Investigation of thermal conductivity and prediction model of recycled tire rubber-sand mixtures as lightweight backfill

Abstract

Thermal conductivity is an important parameter in investigating the thermal properties of geotechnical materials. In this paper, a series of thermal needle tests were carried out on recycled rubber-sand mixtures. The effects of sand fraction, moisture content, dry density, and particle size on thermal conductivity were investigated in detail. The results showed that the thermal conductivity of rubber-sand mixtures was observed to be a parabolic increment at a low sand fraction and a linear increment at a high sand fraction with an increasing dry density. A value of 6% can be regarded as critical moisture content. The larger the sand particle size, the higher the thermal conductivity exhibited by the mixtures was. Additionally, based on a scanning electron microscopy (SEM), the heat transfer mechanism was investigated.
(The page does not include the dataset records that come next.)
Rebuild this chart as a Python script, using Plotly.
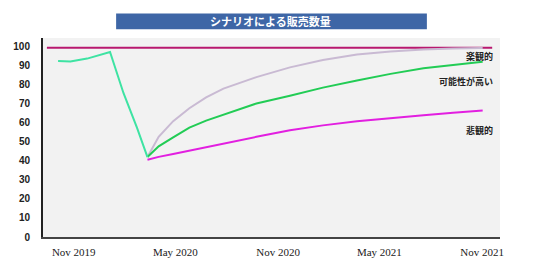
import plotly.graph_objects as go

# ---- data ----
target_dates = ["2019-09-14", "2021-11-19"]
target_values = [99.2, 99.2]

actual_dates = ["2019-10-04", "2019-10-26", "2019-11-25", "2019-12-13", "2020-01-05",
                "2020-01-29", "2020-02-22", "2020-03-12"]
actual_values = [92.3, 92.0, 93.5, 95.2, 97.0, 75.5, 57.5, 41.9]

rec_dates = ["2020-03-12", "2020-04-01", "2020-04-27", "2020-05-26", "2020-06-25",
             "2020-07-26", "2020-09-23", "2020-11-22", "2021-01-20", "2021-03-22",
             "2021-05-21", "2021-07-19", "2021-09-10", "2021-11-02"]
optimistic = [41.9, 52.5, 60.7, 67.5, 73.2, 77.8, 83.8, 88.9, 92.8, 95.7, 97.2, 98.3, 98.8, 99.0]
likely = [41.9, 47.5, 52.2, 57.3, 61.0, 64.0, 70.0, 74.0, 78.3, 82.0, 85.5, 88.4, 90.2, 91.8]
pessimistic = [40.5, 42.0, 43.5, 45.3, 47.2, 49.0, 52.5, 55.9, 58.5, 60.7, 62.4, 63.8, 65.1, 66.3]

title_text = "シナリオによる販売数量"
labels = ["楽観的", "可能性が高い", "悲観的"]
label_y = [94.4, 81.4, 55.7]

fig = go.Figure()
fig.add_trace(go.Scatter(x=target_dates, y=target_values, mode="lines",
                         line=dict(color="#b8186f", width=2), hoverinfo="skip"))
fig.add_trace(go.Scatter(x=rec_dates, y=optimistic, mode="lines",
                         line=dict(color="#c9bad3", width=2)))
fig.add_trace(go.Scatter(x=rec_dates, y=likely, mode="lines",
                         line=dict(color="#22cc55", width=2)))
fig.add_trace(go.Scatter(x=rec_dates, y=pessimistic, mode="lines",
                         line=dict(color="#e21fe0", width=2)))
fig.add_trace(go.Scatter(x=actual_dates, y=actual_values, mode="lines",
                         line=dict(color="#3ee3a3", width=2)))

fig.add_shape(type="rect", xref="paper", yref="paper", x0=0.16, x1=0.84, y0=1.044, y1=1.1225,
              fillcolor="#3e66a6", line=dict(width=0), layer="above")
fig.add_annotation(text=title_text, xref="paper", yref="paper", x=0.497, y=1.083,
                   showarrow=False, xanchor="center", yanchor="middle",
                   font=dict(family="Noto Sans CJK JP", size=11, color="white", weight="bold"))

for t, yv in zip(labels, label_y):
    fig.add_annotation(text=t, xref="paper", yref="y", x=0.988, y=yv, showarrow=False,
                       xanchor="right", yanchor="middle",
                       font=dict(family="Noto Sans CJK JP", size=9, color="#222", weight="bold"))

fig.update_layout(
    width=540, height=270,
    margin=dict(l=43, r=40, t=38, b=28),
    paper_bgcolor="white", plot_bgcolor="#f2f2f2",
    showlegend=False,
    xaxis=dict(type="date", range=["2019-09-07", "2021-12-03"],
               tick0="2019-11-01", dtick="M6", tickformat="%b %Y",
               showgrid=False, zeroline=False,
               showline=True, linecolor="#444", linewidth=2,
               ticks="", ticklabelstandoff=4,
               tickfont=dict(family="Liberation Serif", size=11, color="#222")),
    yaxis=dict(range=[0, 104.3], tick0=0, dtick=10,
               showgrid=False, zeroline=False,
               showline=True, linecolor="#222", linewidth=2,
               ticks="", ticklabelstandoff=9,
               tickfont=dict(family="Liberation Sans", size=10, color="#222", weight="bold")),
)

fig.write_html("out.html")
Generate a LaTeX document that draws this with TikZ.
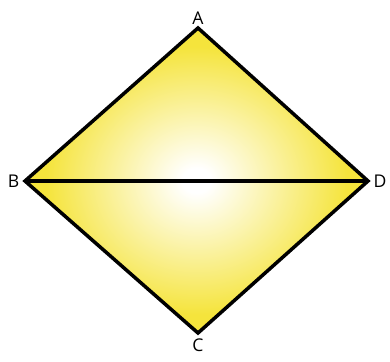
\documentclass[tikz,border=0pt]{standalone}
\usepackage{fontspec}
\setsansfont{Open Sans}
\usetikzlibrary{positioning}
\definecolor{rhombyellow}{RGB}{245,228,60}
\pgfdeclareradialshading{rhombglow}{\pgfpoint{0cm}{0cm}}{%
  color(0bp)=(white); color(2bp)=(white); color(22bp)=(rhombyellow);
  color(50bp)=(rhombyellow)}

\begin{document}
\begin{tikzpicture}[x=0.02cm, y=-0.02cm,
  vertex/.style={font=\sffamily, inner sep=1pt},
  edge/.style={draw=black, line width=2pt, line join=miter}
]
\useasboundingbox (0,0) rectangle (390,362);

% Corners
\coordinate (a) at (198,28);
\coordinate (b) at (25,181);
\coordinate (c) at (198,333);
\coordinate (d) at (368,181);

% Shaded rhombus
\shade[shading=rhombglow] (a) -- (b) -- (c) -- (d) -- cycle;
\draw[edge] (a) -- (b) -- (c) -- (d) -- cycle;
\draw[edge] (b) -- (d);

% Labels
\node[vertex, above=1pt of a] (la) {A};
\node[vertex, left=2pt of b] (lb) {B};
\node[vertex, below=2pt of c] (lc) {C};
\node[vertex, right=2pt of d] (ld) {D};
\end{tikzpicture}
\end{document}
Importantly, a simplified multiple linear regression (MLR) model for recycled tire rubber-sand mixtures was proposed, and significant test (correlation coefficient R2, F-test, and t-test) results presented a good regression effect for this model. This research will provide a more reasonable thermal parameter for recycled tire rubber-sand mixtures as a lightweight backfill in geothermally-related structures. Moreover, the effective utilization of scrap tires can reduce environmental pollution and promote sustainable infrastructure.